Requirement: Exact reproduction of the data is required, with images excluded.

Data provided:
+ + +

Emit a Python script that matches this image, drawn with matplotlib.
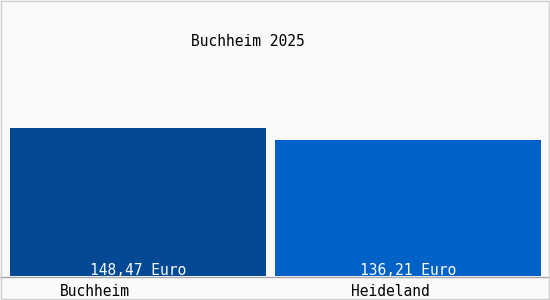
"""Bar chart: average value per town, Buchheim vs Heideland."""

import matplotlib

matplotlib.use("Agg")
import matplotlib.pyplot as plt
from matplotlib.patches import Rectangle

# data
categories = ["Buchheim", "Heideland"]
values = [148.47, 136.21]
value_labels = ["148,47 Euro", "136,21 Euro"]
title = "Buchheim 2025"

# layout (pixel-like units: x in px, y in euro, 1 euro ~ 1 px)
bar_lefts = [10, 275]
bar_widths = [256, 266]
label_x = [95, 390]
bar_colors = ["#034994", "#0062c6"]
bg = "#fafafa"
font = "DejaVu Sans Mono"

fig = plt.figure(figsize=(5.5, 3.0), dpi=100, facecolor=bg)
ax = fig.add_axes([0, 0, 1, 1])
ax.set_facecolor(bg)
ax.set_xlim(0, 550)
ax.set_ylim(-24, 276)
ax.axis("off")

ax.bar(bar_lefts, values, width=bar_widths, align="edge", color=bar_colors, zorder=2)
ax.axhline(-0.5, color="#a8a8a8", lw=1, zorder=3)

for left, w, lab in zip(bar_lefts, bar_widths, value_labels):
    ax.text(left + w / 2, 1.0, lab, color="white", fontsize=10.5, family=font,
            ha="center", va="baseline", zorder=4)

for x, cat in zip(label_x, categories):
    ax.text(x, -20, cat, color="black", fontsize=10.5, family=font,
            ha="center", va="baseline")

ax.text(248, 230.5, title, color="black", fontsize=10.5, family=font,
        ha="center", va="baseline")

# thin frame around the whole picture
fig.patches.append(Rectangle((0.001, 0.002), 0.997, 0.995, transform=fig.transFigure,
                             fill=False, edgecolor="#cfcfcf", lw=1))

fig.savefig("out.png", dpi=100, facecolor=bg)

+ + +

Correct output:
Emit a Python script that matches this image, drawn with matplotlib.
"""Bar chart: average value per town, Buchheim vs Heideland."""

import matplotlib

matplotlib.use("Agg")
import matplotlib.pyplot as plt
from matplotlib.patches import Rectangle

# data
categories = ["Buchheim", "Heideland"]
values = [148.47, 136.21]
value_labels = ["148,47 Euro", "136,21 Euro"]
title = "Buchheim 2025"

# layout (pixel-like units: x in px, y in euro, 1 euro ~ 1 px)
bar_lefts = [10, 275]
bar_widths = [256, 266]
label_x = [95, 390]
bar_colors = ["#034994", "#0062c6"]
bg = "#fafafa"
font = "DejaVu Sans Mono"

fig = plt.figure(figsize=(5.5, 3.0), dpi=100, facecolor=bg)
ax = fig.add_axes([0, 0, 1, 1])
ax.set_facecolor(bg)
ax.set_xlim(0, 550)
ax.set_ylim(-24, 276)
ax.axis("off")

ax.bar(bar_lefts, values, width=bar_widths, align="edge", color=bar_colors, zorder=2)
ax.axhline(-0.5, color="#a8a8a8", lw=1, zorder=3)

for left, w, lab in zip(bar_lefts, bar_widths, value_labels):
    ax.text(left + w / 2, 1.0, lab, color="white", fontsize=10.5, family=font,
            ha="center", va="baseline", zorder=4)

for x, cat in zip(label_x, categories):
    ax.text(x, -20, cat, color="black", fontsize=10.5, family=font,
            ha="center", va="baseline")

ax.text(248, 230.5, title, color="black", fontsize=10.5, family=font,
        ha="center", va="baseline")

# thin frame around the whole picture
fig.patches.append(Rectangle((0.001, 0.002), 0.997, 0.995, transform=fig.transFigure,
                             fill=False, edgecolor="#cfcfcf", lw=1))

fig.savefig("out.png", dpi=100, facecolor=bg)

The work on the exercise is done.